INSTRUCTION =
Skipping all pictures, set down the lines of the listing from the first through the one with "const drempels = [23, 27];".

RECORDED DATA =
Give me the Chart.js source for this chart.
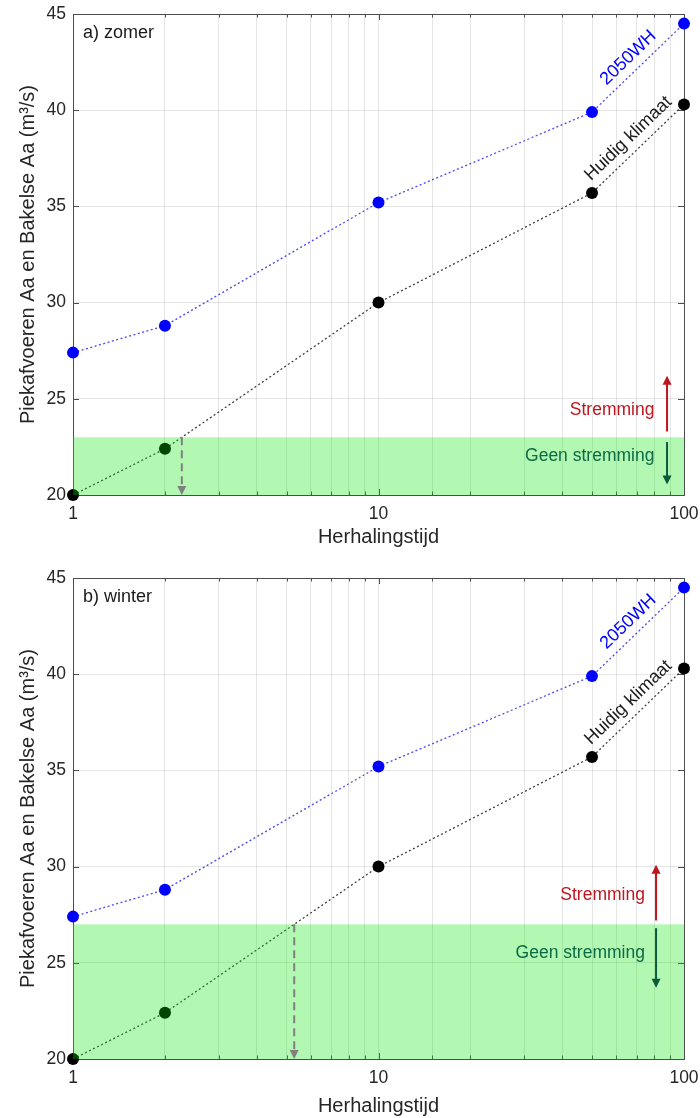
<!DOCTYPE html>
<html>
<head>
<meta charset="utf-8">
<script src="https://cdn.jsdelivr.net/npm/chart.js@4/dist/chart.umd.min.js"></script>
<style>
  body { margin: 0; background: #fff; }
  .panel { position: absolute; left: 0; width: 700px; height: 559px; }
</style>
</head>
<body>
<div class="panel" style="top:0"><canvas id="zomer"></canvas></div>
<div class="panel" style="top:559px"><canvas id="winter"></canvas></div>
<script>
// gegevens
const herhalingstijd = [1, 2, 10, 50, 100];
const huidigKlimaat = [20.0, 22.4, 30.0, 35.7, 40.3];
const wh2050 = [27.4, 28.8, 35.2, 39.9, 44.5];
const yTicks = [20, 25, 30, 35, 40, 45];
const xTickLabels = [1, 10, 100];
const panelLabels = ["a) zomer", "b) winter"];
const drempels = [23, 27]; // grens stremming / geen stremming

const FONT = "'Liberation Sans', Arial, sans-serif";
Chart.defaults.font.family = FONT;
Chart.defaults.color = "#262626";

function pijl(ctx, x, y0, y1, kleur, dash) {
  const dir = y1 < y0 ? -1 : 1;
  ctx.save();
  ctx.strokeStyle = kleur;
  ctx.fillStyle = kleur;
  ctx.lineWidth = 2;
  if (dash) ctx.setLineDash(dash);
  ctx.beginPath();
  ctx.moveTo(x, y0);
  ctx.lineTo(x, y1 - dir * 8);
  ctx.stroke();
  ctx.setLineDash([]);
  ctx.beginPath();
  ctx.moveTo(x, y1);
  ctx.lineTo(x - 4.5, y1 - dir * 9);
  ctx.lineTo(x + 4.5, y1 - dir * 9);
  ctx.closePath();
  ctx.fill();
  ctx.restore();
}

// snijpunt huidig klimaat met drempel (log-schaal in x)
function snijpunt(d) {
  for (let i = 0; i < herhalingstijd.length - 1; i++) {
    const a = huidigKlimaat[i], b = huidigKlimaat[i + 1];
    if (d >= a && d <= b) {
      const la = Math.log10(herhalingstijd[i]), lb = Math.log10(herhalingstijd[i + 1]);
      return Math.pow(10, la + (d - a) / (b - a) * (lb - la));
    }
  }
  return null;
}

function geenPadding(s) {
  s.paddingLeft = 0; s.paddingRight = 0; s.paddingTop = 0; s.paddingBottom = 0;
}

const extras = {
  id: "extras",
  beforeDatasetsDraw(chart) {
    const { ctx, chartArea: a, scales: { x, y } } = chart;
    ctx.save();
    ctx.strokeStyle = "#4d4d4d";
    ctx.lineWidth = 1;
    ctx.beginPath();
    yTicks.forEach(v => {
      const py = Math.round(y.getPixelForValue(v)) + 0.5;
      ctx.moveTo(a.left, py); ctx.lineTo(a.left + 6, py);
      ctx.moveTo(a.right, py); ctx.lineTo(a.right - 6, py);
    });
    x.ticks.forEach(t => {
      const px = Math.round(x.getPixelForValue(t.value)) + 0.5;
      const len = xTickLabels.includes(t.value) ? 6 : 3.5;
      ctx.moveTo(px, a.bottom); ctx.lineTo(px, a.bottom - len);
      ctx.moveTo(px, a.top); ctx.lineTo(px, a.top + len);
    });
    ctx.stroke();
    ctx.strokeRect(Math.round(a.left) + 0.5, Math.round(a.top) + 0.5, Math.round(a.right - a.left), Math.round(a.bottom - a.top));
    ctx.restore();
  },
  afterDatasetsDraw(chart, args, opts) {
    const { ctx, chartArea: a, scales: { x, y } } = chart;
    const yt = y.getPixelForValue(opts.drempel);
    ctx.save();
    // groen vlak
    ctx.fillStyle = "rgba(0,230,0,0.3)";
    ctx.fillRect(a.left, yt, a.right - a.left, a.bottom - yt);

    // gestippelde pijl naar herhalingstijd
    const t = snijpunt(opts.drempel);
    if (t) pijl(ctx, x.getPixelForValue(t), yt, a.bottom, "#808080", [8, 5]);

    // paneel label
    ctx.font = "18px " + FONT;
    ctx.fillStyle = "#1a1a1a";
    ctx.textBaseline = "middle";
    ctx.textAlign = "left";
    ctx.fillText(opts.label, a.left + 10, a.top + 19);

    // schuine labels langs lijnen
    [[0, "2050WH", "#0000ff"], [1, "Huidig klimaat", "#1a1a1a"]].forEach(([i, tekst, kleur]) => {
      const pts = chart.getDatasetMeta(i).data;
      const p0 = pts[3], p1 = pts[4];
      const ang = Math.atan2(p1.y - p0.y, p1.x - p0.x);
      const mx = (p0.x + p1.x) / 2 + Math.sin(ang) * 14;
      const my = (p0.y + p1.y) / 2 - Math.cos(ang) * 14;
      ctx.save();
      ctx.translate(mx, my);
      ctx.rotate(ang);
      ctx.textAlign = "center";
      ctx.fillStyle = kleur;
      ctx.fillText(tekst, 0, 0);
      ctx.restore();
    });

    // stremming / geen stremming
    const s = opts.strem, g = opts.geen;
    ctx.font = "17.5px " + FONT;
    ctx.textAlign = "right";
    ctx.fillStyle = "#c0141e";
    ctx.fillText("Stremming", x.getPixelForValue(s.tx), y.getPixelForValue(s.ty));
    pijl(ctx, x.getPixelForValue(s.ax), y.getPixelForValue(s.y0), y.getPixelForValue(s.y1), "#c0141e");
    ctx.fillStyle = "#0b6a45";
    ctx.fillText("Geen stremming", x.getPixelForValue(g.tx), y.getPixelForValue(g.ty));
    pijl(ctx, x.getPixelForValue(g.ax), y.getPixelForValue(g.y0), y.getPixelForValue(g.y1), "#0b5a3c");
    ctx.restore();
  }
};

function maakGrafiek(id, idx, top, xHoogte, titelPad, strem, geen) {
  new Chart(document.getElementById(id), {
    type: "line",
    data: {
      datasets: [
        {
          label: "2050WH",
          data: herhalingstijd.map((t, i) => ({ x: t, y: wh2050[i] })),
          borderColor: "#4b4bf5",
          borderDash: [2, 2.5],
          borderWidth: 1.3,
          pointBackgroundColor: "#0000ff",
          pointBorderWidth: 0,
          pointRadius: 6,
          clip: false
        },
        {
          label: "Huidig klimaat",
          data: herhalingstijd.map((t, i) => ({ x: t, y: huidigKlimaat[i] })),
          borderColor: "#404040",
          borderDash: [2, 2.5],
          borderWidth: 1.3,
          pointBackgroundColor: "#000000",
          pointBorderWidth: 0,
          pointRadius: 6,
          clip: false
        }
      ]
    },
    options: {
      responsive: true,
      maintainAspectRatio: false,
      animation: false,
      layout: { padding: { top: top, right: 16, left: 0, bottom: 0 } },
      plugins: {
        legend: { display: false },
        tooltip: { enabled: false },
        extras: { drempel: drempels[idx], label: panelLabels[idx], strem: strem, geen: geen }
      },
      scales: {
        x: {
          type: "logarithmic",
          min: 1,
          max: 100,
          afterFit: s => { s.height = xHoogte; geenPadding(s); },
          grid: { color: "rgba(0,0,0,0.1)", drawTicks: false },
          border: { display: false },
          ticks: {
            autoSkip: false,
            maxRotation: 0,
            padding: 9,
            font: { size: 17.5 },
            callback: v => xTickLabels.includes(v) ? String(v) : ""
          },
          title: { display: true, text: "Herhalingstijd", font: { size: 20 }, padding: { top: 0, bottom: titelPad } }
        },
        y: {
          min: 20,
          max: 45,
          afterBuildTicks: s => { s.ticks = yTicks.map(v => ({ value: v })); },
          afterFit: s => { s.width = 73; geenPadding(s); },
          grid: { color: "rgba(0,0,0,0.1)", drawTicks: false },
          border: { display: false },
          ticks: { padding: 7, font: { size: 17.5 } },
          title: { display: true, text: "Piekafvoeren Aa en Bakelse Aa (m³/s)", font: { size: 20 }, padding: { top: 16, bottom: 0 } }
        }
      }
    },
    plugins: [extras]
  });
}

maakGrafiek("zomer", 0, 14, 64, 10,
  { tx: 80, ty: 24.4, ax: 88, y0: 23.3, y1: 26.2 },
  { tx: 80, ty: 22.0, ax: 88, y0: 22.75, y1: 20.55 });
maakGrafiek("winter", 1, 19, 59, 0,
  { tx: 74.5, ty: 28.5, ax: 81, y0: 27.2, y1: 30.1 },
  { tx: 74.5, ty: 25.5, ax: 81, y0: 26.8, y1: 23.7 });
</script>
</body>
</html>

THE SOLUTION =
Give me the Chart.js source for this chart.
<!DOCTYPE html>
<html>
<head>
<meta charset="utf-8">
<script src="https://cdn.jsdelivr.net/npm/chart.js@4/dist/chart.umd.min.js"></script>
<style>
  body { margin: 0; background: #fff; }
  .panel { position: absolute; left: 0; width: 700px; height: 559px; }
</style>
</head>
<body>
<div class="panel" style="top:0"><canvas id="zomer"></canvas></div>
<div class="panel" style="top:559px"><canvas id="winter"></canvas></div>
<script>
// gegevens
const herhalingstijd = [1, 2, 10, 50, 100];
const huidigKlimaat = [20.0, 22.4, 30.0, 35.7, 40.3];
const wh2050 = [27.4, 28.8, 35.2, 39.9, 44.5];
const yTicks = [20, 25, 30, 35, 40, 45];
const xTickLabels = [1, 10, 100];
const panelLabels = ["a) zomer", "b) winter"];
const drempels = [23, 27]; // grens stremming / geen stremming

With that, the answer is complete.